Tennis Performance Assessment Rubric (original)

10th grade

 

 

0

1

2

3

Forehand

 

 

 

 

-No effort

-uses proper grip

-uses the correct side of the racket

-feet remain stationary

-able to hit the ball toward a target 3 out of 10 times

-moves to meet the ball after the bounce

-steps into the shot

-racket is too open (ball will go out of bounds)

-racket is too closed (ball will hit the net)

-able to hit the ball toward a target 5 out of 10 times

-racket is parallel to the ground

-arm is bent in the elbow

-follow through above the opposite shoulder

-able to hit the ball toward a target (partner) 8 out of 10 times

 

Backhand

 

 

 

 

-No effort

-uses proper grip

-uses the correct side of the racket

-feet remain stationary

-able to hit the ball toward a target 3 out of 10 times

-moves to meet the ball after the bounce

-steps into the shot

-racket is too open

-racket is too closed

-follow through over shoulder

-able to hit the ball toward a target 5 out of 10 times

-racket is parallel to the ground

-stance is sideways to the target

-follow through above the opposite shoulder

-able to vary speed

-able to hit the ball toward a target (partner) 8 out of 10 times

Serve

 

 

 

(Serve continued)

-No effort

-uses proper grip

-able to get the ball over the net

-steps over the serving  line

-able to serve the ball into the correct box 2 out of 10 times

 

-able to place the ball in the front half of the court

-toss is proper height

-does not cross serving line

-singles: stance is close to the middle line

-doubles: stance is in the middle of the serving side

-able to serve the ball into the correct box 5 out of 10 times

-able to place the ball into the correct box

-able to vary speed or depth

-able to strategically place the ball

-able to hit the ball into the correct box 8 out of 10 times

 

            I decided to make several changes to my original rubric and how it was presented.  Before I began the testing I gave the students a copy of the rubric.  They were able to take the rubric home and carefully observe the criteria.  The next day I began the testing.  Instead of the students lined up one by one, I walked around and filled out their rubrics based upon authentic assessment.  Basically, I observed each student during warm-ups, game play and free play.  After the completion of each student’s rubric, I handed back their results.  If the students wanted to improve their grade, they were able to receive a second chance.  The second chance was observed the same as the first, through authentic assessment.  This was able to alleviate tension because everyone stumbles upon a bad day and should be granted a second chance.  In the revised rubric I included a fourth category, game play.  I included game play because one can be the best player in the class, but if they do not know the rules or do not demonstrate proper sportsmanship skills, they should not receive an A.  Tennis is not only about the skills involved, rather tennis involves strategies, cooperation, sportsmanship, and knowledge of the game.  In the revised rubric I erased the section involving hitting a target.  I erased it for two main reasons:  1) one can master the skill but not hit the targets and vise versa, one can hit the targets yet not have mastered the skill.  I would rather have the students focus on the skill not the targets.  2) when I authentically assess the students, they are not going to have targets out during the middle of a game. 

 

Tennis Performance Assessment Rubric (revised)

10th grade

 

 

0

1

2

3

Forehand

 

 

 

 

-No effort

-uses proper grip

-uses the correct side of the racket

-feet remain stationary

 

-moves to meet the ball after the bounce

-steps into the shot

-racket is too open (ball will go out of bounds)

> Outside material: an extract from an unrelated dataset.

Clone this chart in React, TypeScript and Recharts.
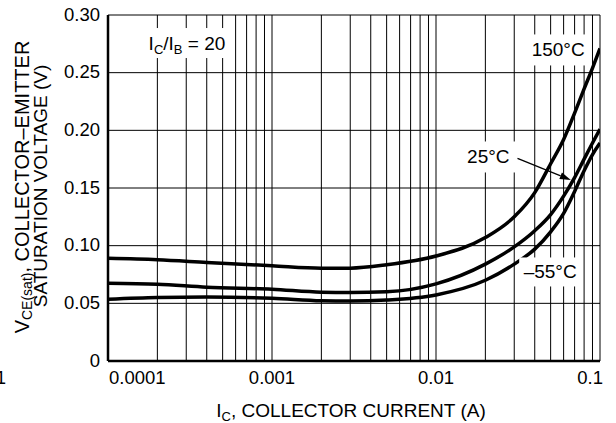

-racket is too closed (ball will hit the net)

-racket is parallel to the ground

-arm is bent in the elbow

-follow through above the opposite shoulder

 

Backhand

 

 

 

 

-No effort

-uses proper grip

-uses the correct side of the racket

-feet remain stationary

 

-moves to meet the ball after the bounce

-steps into the shot

-racket is too open

-racket is too closed

-follow through over shoulder

-racket is parallel to the ground

-stance is sideways to the target

-follow through above the opposite shoulder

-able to vary speed

 

Serve

 

 

 

 

-No effort

-uses proper grip

-able to get the ball over the net

-steps over the serving  line

-able to serve the ball into the correct box 2 out of 10 times

 

-able to place the ball in the front half of the court

-toss is proper height

-does not cross serving line

-singles: stance is close to the middle line

-doubles: stance is in the middle of the serving side

-able to serve the ball into the correct box 5 out of 10 times

-able to place the ball into the correct box

-able to vary speed or depth

-able to strategically place the ball

-able to serve the ball into the correct box 7 out of 10 times

 

Game Play

-No effort

-has little knowledge of the rules

-demonstrates acceptable sportsmanship (says good luck to opponent before the game, does not use foul language)

-has some knowledge of the rules

-demonstrates good sportsmanship (shakes hand opponents hand before the game, does not boast when a point is scored)

-has knowledge of a majority of the rules

-demonstrates excellent sportsmanship (shake opponents hand before and after the game, calls the shots in and out honestly, recognizes good performance from partner (doubles) and opponent).

            While using the revised rubric I found that the students actually enjoyed the process of the testing.  The students knew ahead of time what I was looking for and what skills I would be focusing on.  Most of the students had fun with the assessment because they continued game play as usual and they knew that they had the opportunity for a second chance if needed.  It was a very relaxed testing because the students were not doing anything out of the ordinary (as opposed to lining up one by one to grade their ground strokes).  The revised rubric provided me with adequate information for grading and provided specific feedback to the students on how to improve performance.  Overall, I learned that the same rubric does not work year after year.  It is important for me to continually revise the rubrics based upon my observations, student feedback, and colleague feedback.  As my colleague Ted pointed out, if we get stuck in old ways we never improve or make the class more fun to be involved in.  It is our job to strike that spark to make children want to be physically active.  Rubrics can allow us to light the spark by making grading fun and rewarding.